Hynes exited after Matt Wieters followed Davis' heroics with a double and Brian Roberts drove in the team's seventh run with a sacrifice fly off Dale Thayer, pushing the lead to four. Hardy, who got things with a second-inning solo homer off starter Eric Stults, drove in another pair of runs with a two-out single off reliever Sean O'Sullivan, in the ninth.

"Doesn't matter how we get them, we just want wins any way we can get them," Jones said. "Because the teams ahead of us right now in our division and the Wild Card are playing good baseball. We want wins. How we get them doesn't matter, who does the job, as long as we get the job done."

Gonzalez, coming off a rough two-start stretch in which he allowed 15 runs (10 earned) over 8 1/3 innings, got back to his old self in turning in a solid six-inning outing in his first career game against a National League team.

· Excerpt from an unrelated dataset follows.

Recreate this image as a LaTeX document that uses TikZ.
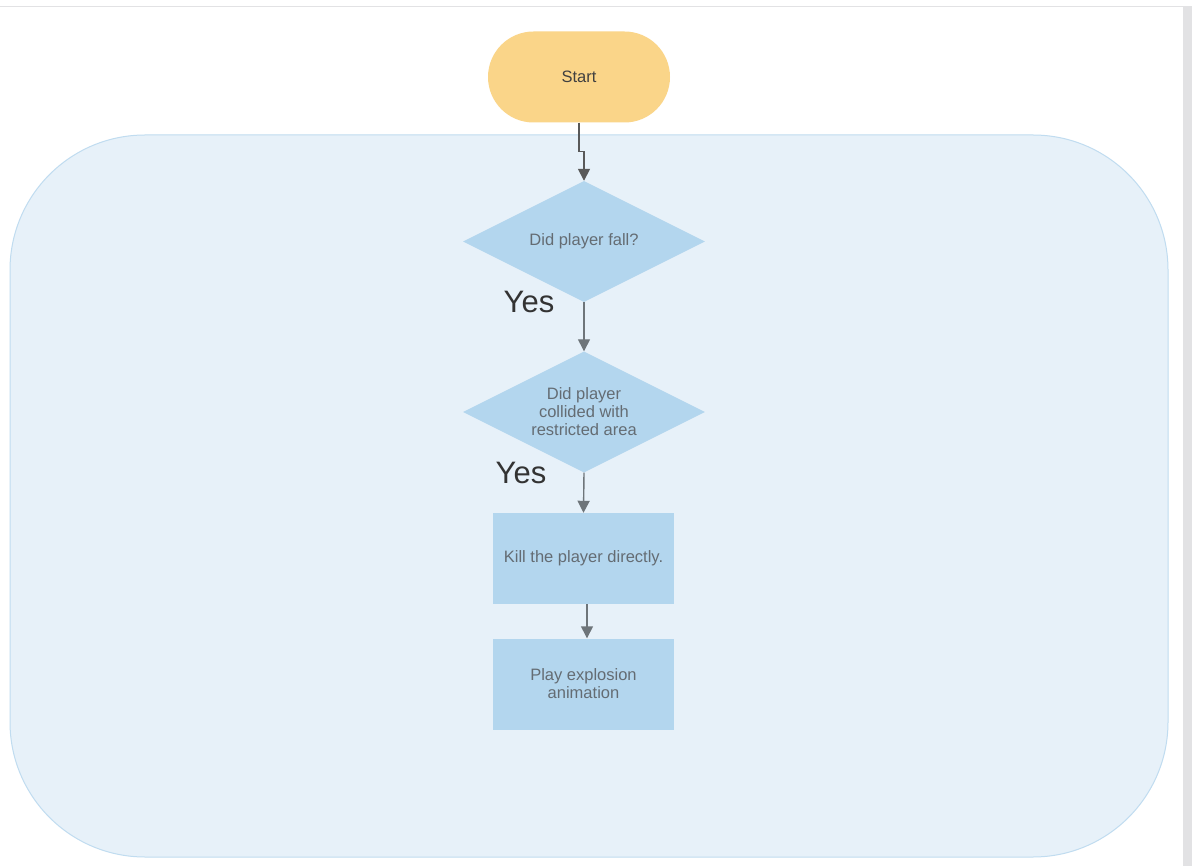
\documentclass[tikz,border=0pt]{standalone}
\usepackage{fontspec}
\setmainfont{Liberation Sans}
\usetikzlibrary{arrows.meta,shapes.geometric}
\definecolor{startfill}{HTML}{FAD589}
\definecolor{boxfill}{HTML}{B3D6EE}
\definecolor{areafill}{HTML}{E7F1F9}
\definecolor{arealine}{HTML}{C0DCF0}
\definecolor{labeltext}{HTML}{646C73}
\definecolor{linkcol}{HTML}{6E757A}
\definecolor{framegray}{HTML}{E2E2E4}
\begin{document}
\begin{tikzpicture}[x=1pt,y=-1pt,
  every node/.style={font=\fontsize{16.5}{19}\selectfont, text=labeltext, align=center},
  area/.style={draw=arealine, line width=1pt, fill=areafill, rounded corners=135pt,
    minimum width=1158pt, minimum height=722pt, inner sep=0pt},
  terminal/.style={fill=startfill, rounded corners=45.5pt, minimum width=182pt,
    minimum height=91pt, inner sep=0pt, text=black!75},
  decision/.style={diamond, fill=boxfill, minimum width=242pt, minimum height=121pt,
    inner sep=0pt, shape aspect=2},
  process/.style={rectangle, fill=boxfill, minimum width=181pt, minimum height=91pt,
    inner sep=0pt},
  answer/.style={font=\fontsize{31}{36}\selectfont, text=black!80, inner sep=0pt},
  link/.style={draw=linkcol, line width=1.4pt, -{Triangle[length=12pt,width=12pt]}},
]
\useasboundingbox (0,0) rectangle (1192,866);
\fill[white] (0,0) rectangle (1192,866);
% page frame: top rule and right scrollbar strip
\fill[framegray] (1183,6) rectangle (1192,866);
\draw[framegray, line width=1.2pt] (0,6.5) -- (1183,6.5);

% container
\node[area] (area) at (589,496) {};

% flow nodes
\node[terminal] (start) at (579,77) {Start};
\node[decision] (fall) at (584,241.5) {Did player fall?};
\node[decision] (hit) at (584,412) {Did player\\[-1pt]collided with\\[-1pt]restricted area};
\node[process] (kill) at (583.5,558.5) {\raisebox{-2pt}{Kill the player directly.}};
\node[process] (boom) at (583.5,684) {Play explosion\\[-1pt]animation};

% branch labels
\node[answer] (yes1) at (529,302) {Yes};
\node[answer] (yes2) at (521,473) {Yes};

% connectors
\draw[link, draw=black!65, line width=1.6pt] (start.south) -- ++(0,29) -| (fall.north);
\draw[link] (fall.south) -- (hit.north);
\draw[link] (hit.south) -- (kill.north);
\draw[link] ([xshift=3.5pt]kill.south) -- ([xshift=3.5pt]boom.north);
\end{tikzpicture}
\end{document}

"Not trying to do too much," Gonzalez said of the difference in Wednesday's start versus the previous two. "I think working in between starts. My split finger was there, throwing strikes and getting ahead of guys. You saw what happened in the sixth inning when I started getting behind guys. ... It's tough no matter where you go and what team you're playing against. You fall behind and you're going to be in trouble."

Gonzalez pitched around a leadoff single and two-out walk in the first and settled in nicely after that, retiring 12 of 13 at one point. His only blemish on the afternoon came in his final frame. He issued a leadoff walk to Chris Denorfia and, after striking out Chase Headley, Yonder Alonso's broken-bat single brought Jedd Gyorko to the plate. San Diego's second baseman tied it up with a three-run homer, sending Gonzalez's 2-0 offering over the center-field fence.

"I thought Miggy was as good as anything that happened in the game," Showalter said. "He gives up a 3-2 walk and a broken-bat single to left and then he made one of the few mistakes he made. The game's not always fair. He was really good today. You could tell early on he was carrying good stuff."

Alexi Amarista followed with a single, which Wieters erased by throwing him out trying to steal second, and Gonzalez struck out Ronny Cedeno to end the inning. Orioles reliever Francisco Rodriguez followed Gonzalez with a 1-2-3 seventh inning, which started with a nice catch from left fielder Nate McLouth, while lefty Troy Patton got the first two outs of the eighth. Right-hander Darren O'Day -- who struck out in his first career Major League at-bat -- recorded the game's final four outs.

"What do we have 48, 47 games [left] something like that?" said Showalter, who will visit Alcatraz on Thursday. "You know any time you come out to the West Coast against a club there's a lot of unknown about. The guys feel good about themselves for an off-day tomorrow. We'll see what San Francisco has in store for us. I know what it has in store for me tomorrow."